The Eastern Area Office of the USPS responded to WHYY News about the Germantown community’s concerns in a statement Saturday.

“We are very concerned when customers state they are not pleased with the service they expect,” wrote Paul Smith, district spokesperson.

USPS said customers should call 1-800-ASK-USPS “with any comments or concerns as it helps us identify areas we can evaluate. Customers are also encouraged to sign up for informed delivery free of charge (informeddelivery@usps.com) which enables them to see when they can expect their mail to arrive. We will continue to work to address the community concerns.”

But the Germantown ad-hoc neighborhood group is demanding more: They want new management at the post office, as well as a Community Advisory Council to improve mail delivery and communications with the community.

Styer and other residents said they have been told conflicting explanations about delivery delays to the Wood Norton Apartments.

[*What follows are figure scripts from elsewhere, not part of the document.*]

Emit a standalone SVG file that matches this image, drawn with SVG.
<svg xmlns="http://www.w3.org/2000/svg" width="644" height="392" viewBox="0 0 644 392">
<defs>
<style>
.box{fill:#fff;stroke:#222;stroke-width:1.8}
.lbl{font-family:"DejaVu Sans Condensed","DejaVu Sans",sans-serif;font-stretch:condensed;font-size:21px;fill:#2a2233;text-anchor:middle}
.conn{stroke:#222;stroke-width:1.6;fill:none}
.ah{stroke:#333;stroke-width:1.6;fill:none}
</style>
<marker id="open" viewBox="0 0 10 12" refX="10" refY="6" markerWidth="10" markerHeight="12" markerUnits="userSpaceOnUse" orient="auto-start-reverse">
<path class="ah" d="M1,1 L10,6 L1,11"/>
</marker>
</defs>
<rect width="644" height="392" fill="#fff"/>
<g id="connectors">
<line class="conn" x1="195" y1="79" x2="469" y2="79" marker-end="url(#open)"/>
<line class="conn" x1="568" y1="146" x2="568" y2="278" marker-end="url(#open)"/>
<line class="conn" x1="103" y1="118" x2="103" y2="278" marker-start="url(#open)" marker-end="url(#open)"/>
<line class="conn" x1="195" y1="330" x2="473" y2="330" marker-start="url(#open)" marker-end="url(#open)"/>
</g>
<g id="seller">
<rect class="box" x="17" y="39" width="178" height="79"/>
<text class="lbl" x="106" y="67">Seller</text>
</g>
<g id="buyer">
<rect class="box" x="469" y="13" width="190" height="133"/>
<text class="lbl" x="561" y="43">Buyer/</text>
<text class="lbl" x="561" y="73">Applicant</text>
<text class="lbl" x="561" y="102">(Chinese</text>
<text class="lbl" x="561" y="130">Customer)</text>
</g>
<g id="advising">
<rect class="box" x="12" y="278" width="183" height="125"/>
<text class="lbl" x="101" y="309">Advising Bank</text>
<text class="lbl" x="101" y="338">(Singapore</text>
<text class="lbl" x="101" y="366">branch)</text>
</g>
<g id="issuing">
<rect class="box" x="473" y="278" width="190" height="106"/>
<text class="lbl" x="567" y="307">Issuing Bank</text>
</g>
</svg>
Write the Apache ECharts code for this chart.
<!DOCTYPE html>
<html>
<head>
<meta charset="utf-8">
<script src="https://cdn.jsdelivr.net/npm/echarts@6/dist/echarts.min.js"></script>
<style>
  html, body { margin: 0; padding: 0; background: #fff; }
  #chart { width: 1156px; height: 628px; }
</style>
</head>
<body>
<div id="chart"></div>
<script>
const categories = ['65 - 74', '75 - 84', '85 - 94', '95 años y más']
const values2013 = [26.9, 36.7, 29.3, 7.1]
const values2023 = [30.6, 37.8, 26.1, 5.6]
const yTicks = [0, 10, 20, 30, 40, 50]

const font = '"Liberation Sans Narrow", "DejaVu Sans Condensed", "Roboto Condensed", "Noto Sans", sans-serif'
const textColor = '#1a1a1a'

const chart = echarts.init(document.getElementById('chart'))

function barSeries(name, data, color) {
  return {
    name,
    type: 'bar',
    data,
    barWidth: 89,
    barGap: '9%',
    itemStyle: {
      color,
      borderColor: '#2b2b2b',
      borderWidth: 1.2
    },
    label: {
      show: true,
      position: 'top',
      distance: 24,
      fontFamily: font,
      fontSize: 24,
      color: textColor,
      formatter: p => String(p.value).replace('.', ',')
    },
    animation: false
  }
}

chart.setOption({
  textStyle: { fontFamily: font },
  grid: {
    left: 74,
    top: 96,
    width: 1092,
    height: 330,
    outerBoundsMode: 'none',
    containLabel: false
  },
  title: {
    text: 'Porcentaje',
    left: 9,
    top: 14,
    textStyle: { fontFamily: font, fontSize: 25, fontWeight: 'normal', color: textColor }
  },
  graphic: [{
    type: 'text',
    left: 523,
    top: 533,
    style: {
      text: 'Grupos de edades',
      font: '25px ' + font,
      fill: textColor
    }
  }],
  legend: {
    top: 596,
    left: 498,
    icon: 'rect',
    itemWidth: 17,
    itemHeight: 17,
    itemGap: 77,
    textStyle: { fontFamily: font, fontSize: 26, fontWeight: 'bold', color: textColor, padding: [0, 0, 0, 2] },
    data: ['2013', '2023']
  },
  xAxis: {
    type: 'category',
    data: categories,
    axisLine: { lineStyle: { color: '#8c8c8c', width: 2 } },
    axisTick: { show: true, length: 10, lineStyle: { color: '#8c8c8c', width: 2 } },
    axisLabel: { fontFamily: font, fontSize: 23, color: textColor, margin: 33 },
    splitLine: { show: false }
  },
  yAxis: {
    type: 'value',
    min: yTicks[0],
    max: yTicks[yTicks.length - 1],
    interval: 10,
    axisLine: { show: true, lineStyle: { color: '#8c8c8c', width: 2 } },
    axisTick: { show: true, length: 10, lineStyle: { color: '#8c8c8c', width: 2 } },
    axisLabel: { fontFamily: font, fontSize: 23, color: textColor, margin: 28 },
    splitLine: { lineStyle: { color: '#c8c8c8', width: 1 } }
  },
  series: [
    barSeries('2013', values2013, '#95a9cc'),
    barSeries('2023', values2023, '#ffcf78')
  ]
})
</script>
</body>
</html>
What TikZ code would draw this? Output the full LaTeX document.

Styer said the post office has told him that postal workers can’t deliver to the building due to construction outside of the complex, that his mail was returned to sender, and that his address was “undeliverable.” Styer said one supervisor in the post office building told him that mail cannot be delivered because carriers can’t get out of the apartment building’s parking lot. But Styer says other delivery carriers, like FedEx and Amazon, do not have problems delivering, and there is a parking spot for the mail carrier to use.

“There was another resident who came up and she said she was told, ‘Oh, all your mail for that apartment complex is in a bin in the back. But it hasn’t been sorted yet,” Styer said. “My point is, you hear different stories. All we know, we don’t have our mail.”